Teens Suicide Teen suicide happens, sadly, too frequently in our country. One of the biggest reasons is a lack of communication after one happens. The problem is there is no where for teens to go and feel completely comfortable to talk about their feelings or even about their friend.

A little over a week ago one of my friends shot himself. It was a really big shock. After I was told, I was followed by one of the councilors while trying to find my friend. He asked: “Who else should we contact?” and “How do you think we can comfort others?”. He’s the trained professional, why should I know those things?

All the while I’m trying to register the fact that my friend had committed suicide, and deal with it myself. My group of friends were sitting at a table, being ignored at first by the five councilors in the room, then one of the councilors comes to our table and sits down. We were kind of talking about Ryan (the friend who committed suicide) and the councilor kept trying to make it seem like he wasn’t a good person, or he was really depressed. The fact is he wasn’t depressed. But the guy couldn’t get that, so all of us slowly left the room. There was no reason for us to stay he wasn’t listening, or understanding what we were saying. We felt ignored.

When one suicide happens, studies show that more are likely to follow. But why? I think it’s the lack of trust, and willing to listen from a neutral point of view, or the point of view of someone who’s been through the same pain, people. I was having a hard time dealing with it. It was hard to talk about Ryan in past tense. Then my mom introduced me to this girl she knew who had had 6 friends commit suicide. She really helped, because she’d been through the same thing, and since she didn’t know anyone, or anything about Ryan or my friends she gave me the neutral point of view.

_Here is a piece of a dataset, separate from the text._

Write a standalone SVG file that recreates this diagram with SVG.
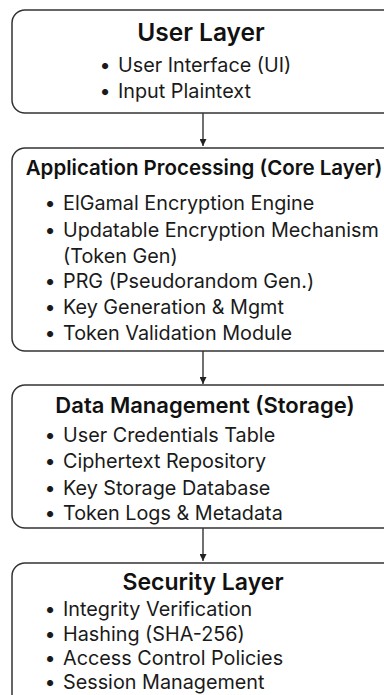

If we had places where you could go and people who had been through the same thing where there to listen and talk about what you’re going through with you, there’d be less suicide. Because it’d give you a way to see that things get better and it’s not always going to hurt as much. If there were more ways to communicate after someone commits suicide, there’d be fewer suicides. It’d make it easier to see it’s not worth it to give up.